The Taíno believed they were descended from the primordial union of a male "culture hero" named Deminán and a female turtle. Similar creation stories persist among contemporary societies in Venezuela and the Guianas. Images of turtles and figures with turtle attributes are omnipresent in Taíno art because, in their mythology, the wife of Deminán - Turtle Woman - was the ancestral mother, and the Taíno traced their kinship relations through. Dualism and the unity of opposites are important themes in pre-Columbian art, ideas that were expressively depicted by the Taíno. Deminán himself wears a female turtle carapace on his back and thus represents the union of male/female and father/mother in the same figure. The theme of the duality is further illustrated by beautiful ceramic vessels that combine symbols of life and death and images of male and female fertility.

Like other pre-Columbian cultures, the Taíno venerated their ancestors. The dead were usually buried under their houses, but caciques and other high-ranking nobles were given special funerary rites. After exposure to the elements, their skulls and long bones were cleaned and preserved in carved wooden urns or large calabash gourds hung from the rafters of houses. Although the souls of the dead resided in the otherworld, they returned to earth at night and were dangerous to the living. Night-flying creatures such as owls and bats were regarded as their messengers. Many objects made by the Taíno bear images of skulls, bats, and owls, reflecting their connection to the realm of the spirits and the ancestors".


The reference of the cosmos as structured in the form of a three-layered geometric entity is related to the illustration in our own Caney Spiritual Circle website page
As clearly demonstrated in the illustration the ancient Taino image of the Cosmos was a spherical structure divided into three layers the top layer was the Turey (heavens or sky) the middle layer was the Ku (eath-plane or middle world) and beneath it all was a third layer known as Koa-Bay (the Underworld). The three layers of the cosmic geography were connected by a central axis that could be imaged as a "hole" which led down from the earth-plane into the underworld or up into the sky-realm. This hole could be perceived as a cave. Another perception of this central conduit that connected the three realms was a huge spirit-tree whose roots were in the watery underworld and whose branches where in the sky. This tree was imaged as a ceiba tree and we in the Caney Circle believe that the tainos associated it with the Milky Way Galaxy as do the Mayas. We also associate this central conduit to a divine reptile, such as a snake or a crocodile whose head is below in the Underworld and whose tail is in the sky.

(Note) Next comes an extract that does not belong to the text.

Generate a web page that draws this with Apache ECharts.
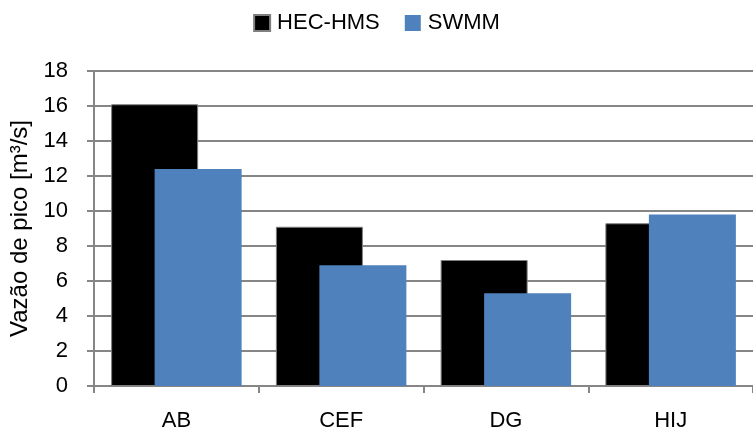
<!DOCTYPE html>
<html><head><meta charset="utf-8">
<script src="https://cdn.jsdelivr.net/npm/echarts@6/dist/echarts.min.js"></script>
<style>html,body{margin:0;padding:0;background:#fff}#c{width:753px;height:434px}</style>
</head><body><div id="c"></div>
<script>
const categories = ['AB', 'CEF', 'DG', 'HIJ'];
const hecHms = [16.1, 9.1, 7.2, 9.3];
const swmm = [12.4, 6.9, 5.3, 9.8];
const seriesNames = ['HEC-HMS', 'SWMM'];
const yTicks = { min: 0, max: 18, interval: 2 };
const yName = 'Vazão de pico [m³/s]';

const FONT = 'Liberation Sans';
const chart = echarts.init(document.getElementById('c'), null, { renderer: 'canvas' });
chart.setOption({
  animation: false,
  textStyle: { fontFamily: FONT },
  legend: {
    top: 7, left: 'center', itemWidth: 16, itemHeight: 16, itemGap: 25,
    icon: 'rect',
    textStyle: { fontSize: 22, color: '#000', fontFamily: FONT, padding: [0, 0, 0, 2] },
    data: seriesNames
  },
  grid: { left: 94, top: 71, width: 661, height: 315 },
  xAxis: {
    type: 'category', data: categories,
    axisLine: { lineStyle: { color: '#868686', width: 2 } },
    axisTick: { show: true, length: 7, lineStyle: { color: '#868686', width: 2 } },
    axisLabel: { fontSize: 22, color: '#000', margin: 24, fontFamily: FONT }
  },
  yAxis: {
    type: 'value', min: yTicks.min, max: yTicks.max, interval: yTicks.interval,
    name: yName, nameLocation: 'middle', nameGap: 62, nameRotate: 90,
    nameTextStyle: { fontSize: 24, color: '#000', fontFamily: FONT },
    axisLine: { show: true, lineStyle: { color: '#868686', width: 2 } },
    axisTick: { show: true, length: 7, lineStyle: { color: '#868686', width: 2 } },
    axisLabel: { fontSize: 22, color: '#000', margin: 26, fontFamily: FONT },
    splitLine: { lineStyle: { color: '#868686', width: 2 } }
  },
  series: [
    { name: seriesNames[0], type: 'bar', data: hecHms, barWidth: 87, barGap: '-50%',
      itemStyle: { color: '#000', borderColor: '#7f7f7f', borderWidth: 1 } },
    { name: seriesNames[1], type: 'bar', data: swmm, barWidth: 87, barGap: '-50%',
      itemStyle: { color: '#4F81BD' } }
  ]
});
</script></body></html>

This imagery also appears in Maya tradition, illustrated by the annual Spring Equinox occurrence at the Maya site of Chicchen Itza where the pyramid of the Feathered Serpent is illuminated by the sun on that day in such a way as to create a special light-show visual effect that illustrates a serpent with its tail at the very top of the pyramid descending down the steps of the structured and ending in the carved stone snake-head faces at the bottom of the pyramid. It is intersting to note that in a way reminiscent of the concept of the Taino cosmic tree having its roots in the watery realm of Koa-Bay, the yearly light-show at Chicchen Itza has the snake head facing directly at a special water-filled cenote sink-hole which to the ancient Mayas represented the watery underworld realm of Xibalba. Like the Taino association of Koa-Bay and the abode of the Dead, so the Mayas also associated Xibalba with the Dead.

The museum website states that the Taino view of the cosmos coincided perfectly with similar beliefs in other Mesoamerican traditions, including that of the Mayas. We in the Caney Circle see this connection as very important evidence that ancient Taino and Maya tradition were very closely related in certain aspects. Our current work stresses this relationship as we follow the Mayan Calendar very carefully, carry out Maya-style oracular readings as taught to us by Maya teachers from the highlands of Guatemala, and interpret both the traditional Long Count Cycle and its year 2012 prophecy as well as the Maya Venus cycle with its meaningful message for us as humans.